Data section
***
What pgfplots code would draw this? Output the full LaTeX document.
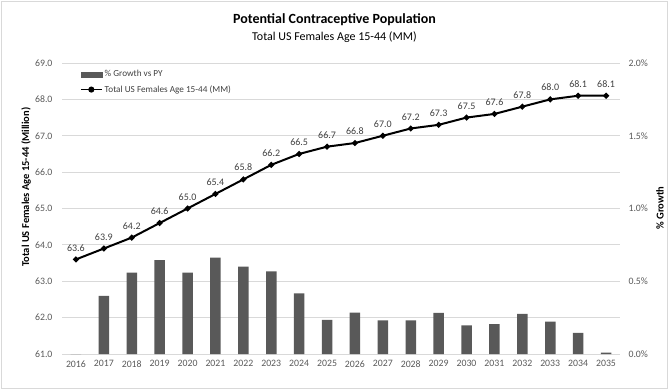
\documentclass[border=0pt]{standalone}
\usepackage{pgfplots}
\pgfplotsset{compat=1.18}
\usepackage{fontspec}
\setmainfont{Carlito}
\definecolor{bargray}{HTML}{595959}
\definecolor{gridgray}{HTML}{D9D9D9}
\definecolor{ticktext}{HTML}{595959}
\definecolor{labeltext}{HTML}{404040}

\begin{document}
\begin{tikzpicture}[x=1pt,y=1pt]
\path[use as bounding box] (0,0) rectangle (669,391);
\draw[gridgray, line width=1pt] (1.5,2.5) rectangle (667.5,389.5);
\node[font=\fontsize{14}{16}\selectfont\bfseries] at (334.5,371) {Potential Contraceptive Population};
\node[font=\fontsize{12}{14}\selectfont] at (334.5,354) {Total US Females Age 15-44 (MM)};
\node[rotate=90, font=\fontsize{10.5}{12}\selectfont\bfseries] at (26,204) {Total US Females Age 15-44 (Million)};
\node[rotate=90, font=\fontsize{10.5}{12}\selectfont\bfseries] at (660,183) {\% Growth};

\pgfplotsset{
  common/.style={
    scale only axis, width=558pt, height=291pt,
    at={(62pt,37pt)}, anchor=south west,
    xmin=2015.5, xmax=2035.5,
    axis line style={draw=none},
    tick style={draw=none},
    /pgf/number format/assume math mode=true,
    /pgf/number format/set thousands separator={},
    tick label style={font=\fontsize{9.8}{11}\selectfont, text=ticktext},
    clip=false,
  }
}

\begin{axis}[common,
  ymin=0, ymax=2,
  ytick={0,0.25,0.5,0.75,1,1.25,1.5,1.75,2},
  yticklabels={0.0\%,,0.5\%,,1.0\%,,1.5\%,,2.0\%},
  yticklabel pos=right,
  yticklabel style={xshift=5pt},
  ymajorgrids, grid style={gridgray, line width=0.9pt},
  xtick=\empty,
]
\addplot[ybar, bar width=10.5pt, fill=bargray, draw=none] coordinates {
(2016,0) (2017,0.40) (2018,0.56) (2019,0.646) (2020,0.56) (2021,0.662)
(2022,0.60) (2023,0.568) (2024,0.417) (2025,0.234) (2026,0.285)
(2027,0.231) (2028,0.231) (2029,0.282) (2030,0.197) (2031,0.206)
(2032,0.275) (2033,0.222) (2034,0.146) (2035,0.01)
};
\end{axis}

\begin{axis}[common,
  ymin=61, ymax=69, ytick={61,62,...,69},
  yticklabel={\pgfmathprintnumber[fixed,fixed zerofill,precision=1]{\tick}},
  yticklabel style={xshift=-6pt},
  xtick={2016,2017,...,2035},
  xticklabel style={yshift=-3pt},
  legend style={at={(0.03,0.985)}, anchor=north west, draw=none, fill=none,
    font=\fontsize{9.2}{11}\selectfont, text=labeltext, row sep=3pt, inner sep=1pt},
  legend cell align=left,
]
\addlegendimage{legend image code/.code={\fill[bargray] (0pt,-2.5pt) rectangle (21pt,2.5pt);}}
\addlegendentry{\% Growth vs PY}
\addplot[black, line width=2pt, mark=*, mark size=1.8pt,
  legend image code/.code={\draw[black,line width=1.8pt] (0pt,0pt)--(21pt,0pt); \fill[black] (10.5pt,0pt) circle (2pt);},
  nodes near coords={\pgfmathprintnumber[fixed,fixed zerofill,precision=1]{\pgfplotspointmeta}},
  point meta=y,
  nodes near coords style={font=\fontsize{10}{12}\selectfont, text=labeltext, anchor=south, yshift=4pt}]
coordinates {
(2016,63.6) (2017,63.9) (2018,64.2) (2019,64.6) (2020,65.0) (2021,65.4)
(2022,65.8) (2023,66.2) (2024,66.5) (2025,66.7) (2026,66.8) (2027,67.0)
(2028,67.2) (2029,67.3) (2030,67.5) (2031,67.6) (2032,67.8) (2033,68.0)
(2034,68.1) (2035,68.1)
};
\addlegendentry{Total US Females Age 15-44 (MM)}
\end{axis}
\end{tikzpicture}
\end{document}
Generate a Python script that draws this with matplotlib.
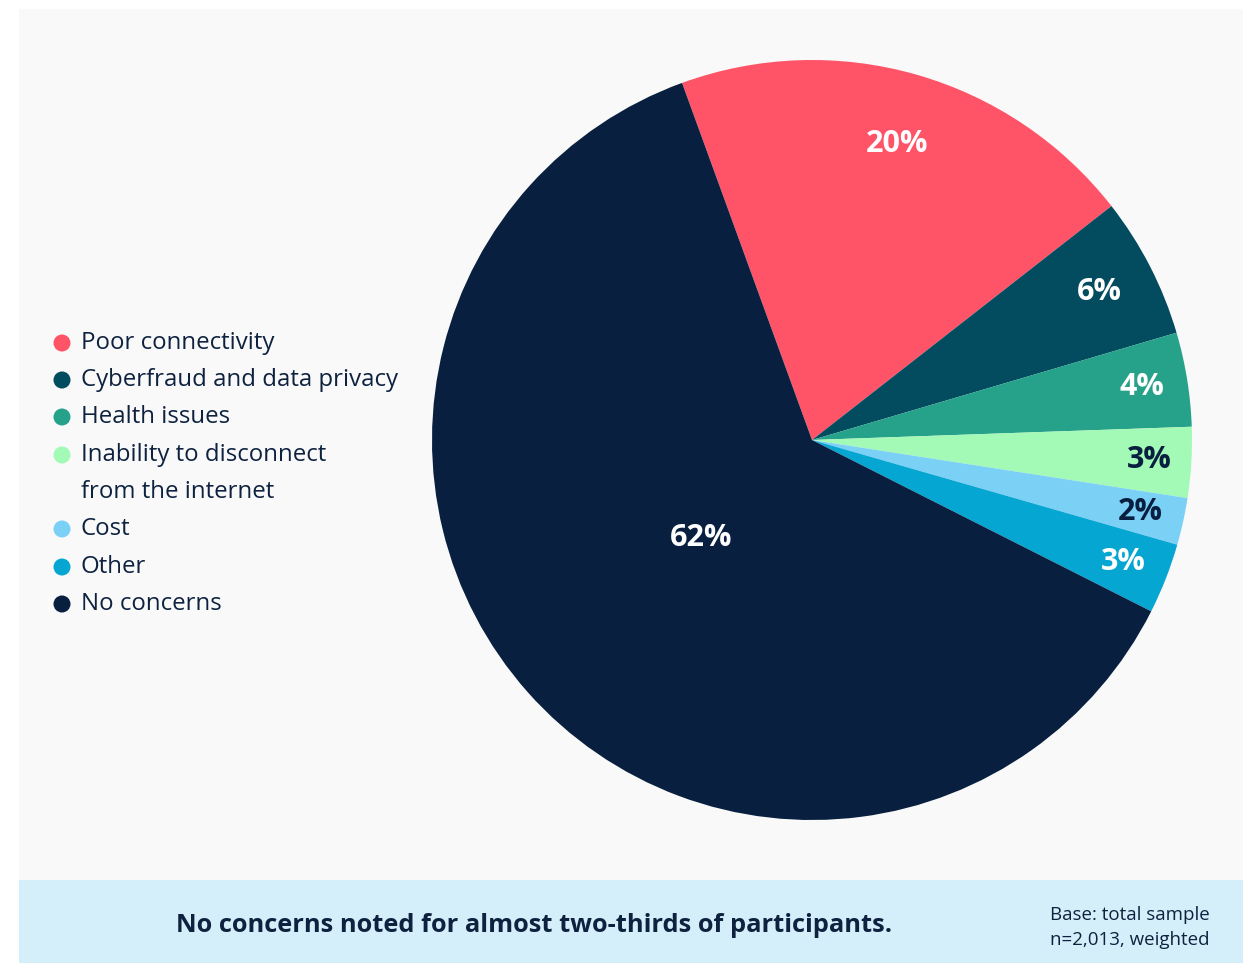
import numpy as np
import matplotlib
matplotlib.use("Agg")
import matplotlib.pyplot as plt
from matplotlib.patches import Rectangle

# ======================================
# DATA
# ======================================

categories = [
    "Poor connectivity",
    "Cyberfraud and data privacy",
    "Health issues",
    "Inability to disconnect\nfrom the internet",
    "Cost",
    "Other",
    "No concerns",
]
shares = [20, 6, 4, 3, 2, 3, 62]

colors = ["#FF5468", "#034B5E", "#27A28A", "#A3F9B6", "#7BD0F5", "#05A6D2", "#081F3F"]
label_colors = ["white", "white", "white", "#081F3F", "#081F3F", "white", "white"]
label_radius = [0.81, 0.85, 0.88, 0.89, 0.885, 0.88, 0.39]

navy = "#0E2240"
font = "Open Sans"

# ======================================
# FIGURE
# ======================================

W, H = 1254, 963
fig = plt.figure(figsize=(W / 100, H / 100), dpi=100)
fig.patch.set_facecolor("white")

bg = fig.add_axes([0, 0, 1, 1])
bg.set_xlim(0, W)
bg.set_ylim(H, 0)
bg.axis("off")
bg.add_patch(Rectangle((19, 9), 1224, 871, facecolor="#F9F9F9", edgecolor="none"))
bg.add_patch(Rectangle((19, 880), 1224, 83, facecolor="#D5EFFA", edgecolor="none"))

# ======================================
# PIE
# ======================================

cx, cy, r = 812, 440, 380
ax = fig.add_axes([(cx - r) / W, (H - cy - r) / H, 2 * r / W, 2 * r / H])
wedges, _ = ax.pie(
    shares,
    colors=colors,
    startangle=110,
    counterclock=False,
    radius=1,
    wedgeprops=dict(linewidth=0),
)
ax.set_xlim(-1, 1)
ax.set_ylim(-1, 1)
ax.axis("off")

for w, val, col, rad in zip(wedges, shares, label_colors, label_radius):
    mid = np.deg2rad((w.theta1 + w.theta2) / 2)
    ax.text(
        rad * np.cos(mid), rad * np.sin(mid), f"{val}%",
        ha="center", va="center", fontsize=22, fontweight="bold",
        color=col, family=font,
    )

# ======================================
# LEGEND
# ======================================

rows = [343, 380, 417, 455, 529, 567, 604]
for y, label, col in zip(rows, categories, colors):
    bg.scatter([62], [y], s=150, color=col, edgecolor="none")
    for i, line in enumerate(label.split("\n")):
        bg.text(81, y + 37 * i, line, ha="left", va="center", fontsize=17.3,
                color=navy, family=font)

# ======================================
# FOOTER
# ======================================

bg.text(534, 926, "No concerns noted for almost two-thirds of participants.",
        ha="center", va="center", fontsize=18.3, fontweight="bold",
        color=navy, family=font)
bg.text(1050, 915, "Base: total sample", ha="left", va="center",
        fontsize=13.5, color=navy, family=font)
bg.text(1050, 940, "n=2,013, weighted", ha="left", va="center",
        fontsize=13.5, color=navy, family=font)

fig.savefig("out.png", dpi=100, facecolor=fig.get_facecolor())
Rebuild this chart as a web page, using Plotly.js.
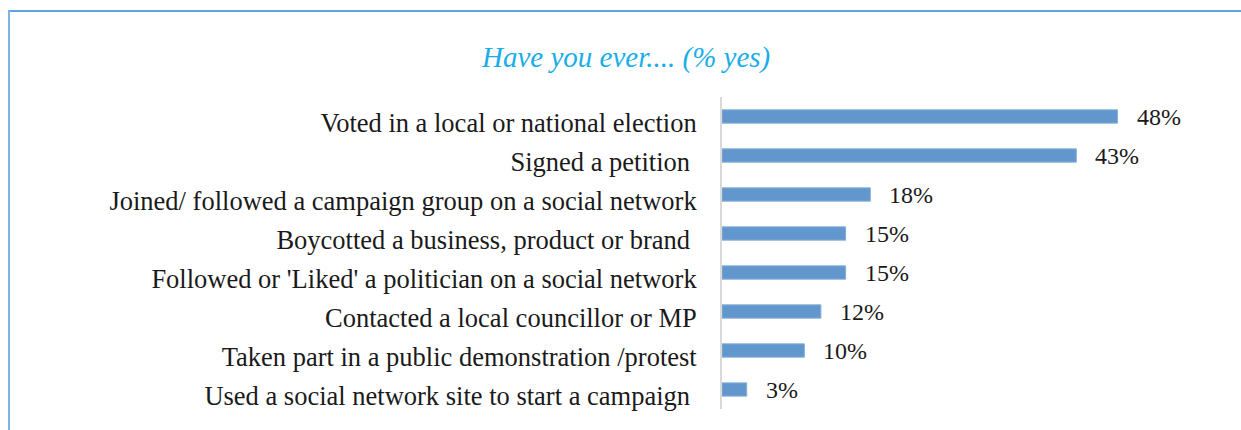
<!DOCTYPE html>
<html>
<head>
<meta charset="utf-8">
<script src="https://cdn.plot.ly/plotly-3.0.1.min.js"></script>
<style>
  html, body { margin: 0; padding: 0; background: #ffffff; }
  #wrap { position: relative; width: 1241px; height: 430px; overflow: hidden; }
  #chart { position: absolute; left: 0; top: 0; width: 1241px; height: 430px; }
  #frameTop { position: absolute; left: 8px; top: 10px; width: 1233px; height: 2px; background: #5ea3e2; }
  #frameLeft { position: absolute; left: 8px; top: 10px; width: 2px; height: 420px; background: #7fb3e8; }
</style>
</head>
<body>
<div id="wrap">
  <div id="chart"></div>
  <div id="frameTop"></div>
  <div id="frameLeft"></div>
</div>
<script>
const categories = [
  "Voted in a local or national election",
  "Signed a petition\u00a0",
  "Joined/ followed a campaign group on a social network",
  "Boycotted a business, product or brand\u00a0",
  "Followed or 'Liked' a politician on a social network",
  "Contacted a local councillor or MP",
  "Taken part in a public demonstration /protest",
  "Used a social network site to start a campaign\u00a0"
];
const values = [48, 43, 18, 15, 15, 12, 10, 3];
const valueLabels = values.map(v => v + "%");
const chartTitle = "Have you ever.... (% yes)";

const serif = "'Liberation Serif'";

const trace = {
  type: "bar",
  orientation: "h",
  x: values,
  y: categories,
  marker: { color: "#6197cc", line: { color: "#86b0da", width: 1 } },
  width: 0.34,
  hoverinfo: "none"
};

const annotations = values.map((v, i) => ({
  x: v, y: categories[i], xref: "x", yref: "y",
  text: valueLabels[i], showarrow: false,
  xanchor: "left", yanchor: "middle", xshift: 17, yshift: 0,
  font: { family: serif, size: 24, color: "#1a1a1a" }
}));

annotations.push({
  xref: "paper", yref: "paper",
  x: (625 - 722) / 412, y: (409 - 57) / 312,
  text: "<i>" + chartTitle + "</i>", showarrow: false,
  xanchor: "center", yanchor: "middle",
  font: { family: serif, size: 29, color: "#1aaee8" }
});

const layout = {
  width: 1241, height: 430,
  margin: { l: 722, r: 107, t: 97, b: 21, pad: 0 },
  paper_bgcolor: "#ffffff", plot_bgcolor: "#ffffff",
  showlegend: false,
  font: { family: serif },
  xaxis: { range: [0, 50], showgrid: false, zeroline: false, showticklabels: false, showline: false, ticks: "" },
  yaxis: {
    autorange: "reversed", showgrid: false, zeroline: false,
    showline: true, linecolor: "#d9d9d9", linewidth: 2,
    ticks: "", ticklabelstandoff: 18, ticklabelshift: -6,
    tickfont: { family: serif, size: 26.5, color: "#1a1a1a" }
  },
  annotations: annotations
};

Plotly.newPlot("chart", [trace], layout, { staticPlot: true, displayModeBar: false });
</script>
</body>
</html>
***
Exercise prompt
Across the records, how many lines contain "script"? Only the number should be given.

In response
4